--- Begin ---

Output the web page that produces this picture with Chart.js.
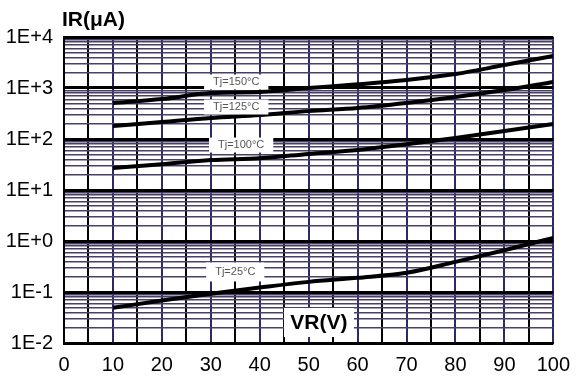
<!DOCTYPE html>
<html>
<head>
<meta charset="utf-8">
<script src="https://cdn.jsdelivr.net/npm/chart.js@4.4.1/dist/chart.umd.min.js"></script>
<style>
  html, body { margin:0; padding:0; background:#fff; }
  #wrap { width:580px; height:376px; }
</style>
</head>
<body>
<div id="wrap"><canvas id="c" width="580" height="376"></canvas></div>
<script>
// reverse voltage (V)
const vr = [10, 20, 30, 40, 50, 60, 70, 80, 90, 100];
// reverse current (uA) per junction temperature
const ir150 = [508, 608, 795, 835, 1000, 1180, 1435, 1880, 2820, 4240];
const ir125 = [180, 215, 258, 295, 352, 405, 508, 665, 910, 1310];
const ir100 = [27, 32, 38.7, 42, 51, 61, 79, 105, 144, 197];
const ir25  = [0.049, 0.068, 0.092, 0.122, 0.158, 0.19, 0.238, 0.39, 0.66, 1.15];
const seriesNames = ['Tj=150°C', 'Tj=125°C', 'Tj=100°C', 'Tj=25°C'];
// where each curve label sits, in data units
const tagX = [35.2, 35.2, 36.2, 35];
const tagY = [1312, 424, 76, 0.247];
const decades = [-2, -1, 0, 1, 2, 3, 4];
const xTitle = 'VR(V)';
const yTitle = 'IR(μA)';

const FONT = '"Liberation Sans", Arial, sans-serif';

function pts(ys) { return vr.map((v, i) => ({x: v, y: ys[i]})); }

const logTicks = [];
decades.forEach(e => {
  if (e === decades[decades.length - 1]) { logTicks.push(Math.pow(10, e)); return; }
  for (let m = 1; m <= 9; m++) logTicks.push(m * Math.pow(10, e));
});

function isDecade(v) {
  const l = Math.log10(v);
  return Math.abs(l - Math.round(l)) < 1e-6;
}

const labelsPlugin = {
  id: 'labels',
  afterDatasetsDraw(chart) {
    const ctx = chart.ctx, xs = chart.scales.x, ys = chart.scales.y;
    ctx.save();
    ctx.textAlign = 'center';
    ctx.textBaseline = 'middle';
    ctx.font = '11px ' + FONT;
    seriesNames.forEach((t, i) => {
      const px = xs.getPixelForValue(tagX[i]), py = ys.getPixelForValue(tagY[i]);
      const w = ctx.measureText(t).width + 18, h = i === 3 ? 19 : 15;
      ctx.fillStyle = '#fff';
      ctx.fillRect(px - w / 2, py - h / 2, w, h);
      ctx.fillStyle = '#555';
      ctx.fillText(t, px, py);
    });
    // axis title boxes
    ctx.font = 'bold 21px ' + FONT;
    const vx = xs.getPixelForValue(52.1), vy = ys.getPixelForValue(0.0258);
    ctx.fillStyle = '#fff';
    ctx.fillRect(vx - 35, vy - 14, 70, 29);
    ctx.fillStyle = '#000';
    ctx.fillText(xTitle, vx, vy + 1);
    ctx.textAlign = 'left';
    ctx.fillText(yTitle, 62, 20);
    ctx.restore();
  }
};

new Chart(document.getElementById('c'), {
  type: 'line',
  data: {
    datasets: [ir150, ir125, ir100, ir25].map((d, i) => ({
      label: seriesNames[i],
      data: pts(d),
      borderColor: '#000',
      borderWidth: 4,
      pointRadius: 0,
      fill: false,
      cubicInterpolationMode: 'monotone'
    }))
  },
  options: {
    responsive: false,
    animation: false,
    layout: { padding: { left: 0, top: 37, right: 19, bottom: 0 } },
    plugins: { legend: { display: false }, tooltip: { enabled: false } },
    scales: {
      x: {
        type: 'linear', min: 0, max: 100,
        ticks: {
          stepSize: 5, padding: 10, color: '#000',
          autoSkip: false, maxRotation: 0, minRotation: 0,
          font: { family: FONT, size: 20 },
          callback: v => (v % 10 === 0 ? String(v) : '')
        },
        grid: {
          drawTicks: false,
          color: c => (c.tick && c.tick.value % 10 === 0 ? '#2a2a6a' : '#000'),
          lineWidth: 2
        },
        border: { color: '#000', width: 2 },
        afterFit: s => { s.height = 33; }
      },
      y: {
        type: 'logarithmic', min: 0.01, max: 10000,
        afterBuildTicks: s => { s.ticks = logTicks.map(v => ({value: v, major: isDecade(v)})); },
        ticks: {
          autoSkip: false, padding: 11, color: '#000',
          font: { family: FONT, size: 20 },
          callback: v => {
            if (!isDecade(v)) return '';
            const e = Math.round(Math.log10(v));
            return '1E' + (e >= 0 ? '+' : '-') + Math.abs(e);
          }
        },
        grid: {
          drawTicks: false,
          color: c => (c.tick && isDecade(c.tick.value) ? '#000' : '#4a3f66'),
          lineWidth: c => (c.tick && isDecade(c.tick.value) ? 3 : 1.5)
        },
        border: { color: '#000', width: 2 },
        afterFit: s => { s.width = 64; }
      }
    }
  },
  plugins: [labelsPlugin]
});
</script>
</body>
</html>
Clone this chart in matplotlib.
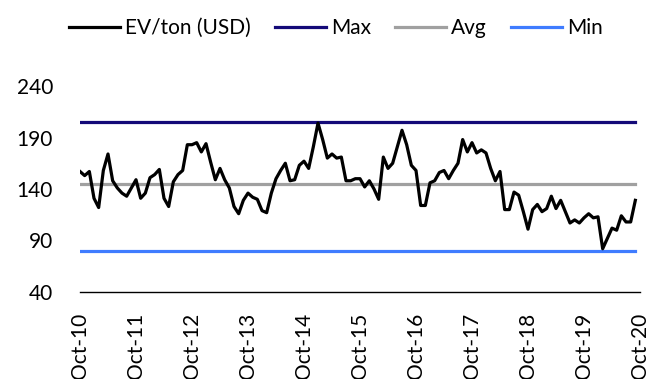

--- End ---

Repeat all the data as it stands, dropping any images it holds.

Output the web page that produces this picture with Chart.js.
<!DOCTYPE html>
<html>
<head>
<meta charset="utf-8">
<script src="https://cdn.jsdelivr.net/npm/chart.js@4.4.1/dist/chart.umd.min.js"></script>
<style>
  html, body { margin:0; padding:0; background:#fff; }
  #wrap { width:580px; height:376px; }
</style>
</head>
<body>
<div id="wrap"><canvas id="c" width="580" height="376"></canvas></div>
<script>
// reverse voltage (V)
const vr = [10, 20, 30, 40, 50, 60, 70, 80, 90, 100];
// reverse current (uA) per junction temperature
const ir150 = [508, 608, 795, 835, 1000, 1180, 1435, 1880, 2820, 4240];
const ir125 = [180, 215, 258, 295, 352, 405, 508, 665, 910, 1310];
const ir100 = [27, 32, 38.7, 42, 51, 61, 79, 105, 144, 197];
const ir25  = [0.049, 0.068, 0.092, 0.122, 0.158, 0.19, 0.238, 0.39, 0.66, 1.15];
const seriesNames = ['Tj=150°C', 'Tj=125°C', 'Tj=100°C', 'Tj=25°C'];
// where each curve label sits, in data units
const tagX = [35.2, 35.2, 36.2, 35];
const tagY = [1312, 424, 76, 0.247];
const decades = [-2, -1, 0, 1, 2, 3, 4];
const xTitle = 'VR(V)';
const yTitle = 'IR(μA)';

const FONT = '"Liberation Sans", Arial, sans-serif';

function pts(ys) { return vr.map((v, i) => ({x: v, y: ys[i]})); }

const logTicks = [];
decades.forEach(e => {
  if (e === decades[decades.length - 1]) { logTicks.push(Math.pow(10, e)); return; }
  for (let m = 1; m <= 9; m++) logTicks.push(m * Math.pow(10, e));
});

function isDecade(v) {
  const l = Math.log10(v);
  return Math.abs(l - Math.round(l)) < 1e-6;
}

const labelsPlugin = {
  id: 'labels',
  afterDatasetsDraw(chart) {
    const ctx = chart.ctx, xs = chart.scales.x, ys = chart.scales.y;
    ctx.save();
    ctx.textAlign = 'center';
    ctx.textBaseline = 'middle';
    ctx.font = '11px ' + FONT;
    seriesNames.forEach((t, i) => {
      const px = xs.getPixelForValue(tagX[i]), py = ys.getPixelForValue(tagY[i]);
      const w = ctx.measureText(t).width + 18, h = i === 3 ? 19 : 15;
      ctx.fillStyle = '#fff';
      ctx.fillRect(px - w / 2, py - h / 2, w, h);
      ctx.fillStyle = '#555';
      ctx.fillText(t, px, py);
    });
    // axis title boxes
    ctx.font = 'bold 21px ' + FONT;
    const vx = xs.getPixelForValue(52.1), vy = ys.getPixelForValue(0.0258);
    ctx.fillStyle = '#fff';
    ctx.fillRect(vx - 35, vy - 14, 70, 29);
    ctx.fillStyle = '#000';
    ctx.fillText(xTitle, vx, vy + 1);
    ctx.textAlign = 'left';
    ctx.fillText(yTitle, 62, 20);
    ctx.restore();
  }
};

new Chart(document.getElementById('c'), {
  type: 'line',
  data: {
    datasets: [ir150, ir125, ir100, ir25].map((d, i) => ({
      label: seriesNames[i],
      data: pts(d),
      borderColor: '#000',
      borderWidth: 4,
      pointRadius: 0,
      fill: false,
      cubicInterpolationMode: 'monotone'
    }))
  },
  options: {
    responsive: false,
    animation: false,
    layout: { padding: { left: 0, top: 37, right: 19, bottom: 0 } },
    plugins: { legend: { display: false }, tooltip: { enabled: false } },
    scales: {
      x: {
        type: 'linear', min: 0, max: 100,
        ticks: {
          stepSize: 5, padding: 10, color: '#000',
          autoSkip: false, maxRotation: 0, minRotation: 0,
          font: { family: FONT, size: 20 },
          callback: v => (v % 10 === 0 ? String(v) : '')
        },
        grid: {
          drawTicks: false,
          color: c => (c.tick && c.tick.value % 10 === 0 ? '#2a2a6a' : '#000'),
          lineWidth: 2
        },
        border: { color: '#000', width: 2 },
        afterFit: s => { s.height = 33; }
      },
      y: {
        type: 'logarithmic', min: 0.01, max: 10000,
        afterBuildTicks: s => { s.ticks = logTicks.map(v => ({value: v, major: isDecade(v)})); },
        ticks: {
          autoSkip: false, padding: 11, color: '#000',
          font: { family: FONT, size: 20 },
          callback: v => {
            if (!isDecade(v)) return '';
            const e = Math.round(Math.log10(v));
            return '1E' + (e >= 0 ? '+' : '-') + Math.abs(e);
          }
        },
        grid: {
          drawTicks: false,
          color: c => (c.tick && isDecade(c.tick.value) ? '#000' : '#4a3f66'),
          lineWidth: c => (c.tick && isDecade(c.tick.value) ? 3 : 1.5)
        },
        border: { color: '#000', width: 2 },
        afterFit: s => { s.width = 64; }
      }
    }
  },
  plugins: [labelsPlugin]
});
</script>
</body>
</html>
Clone this chart in matplotlib.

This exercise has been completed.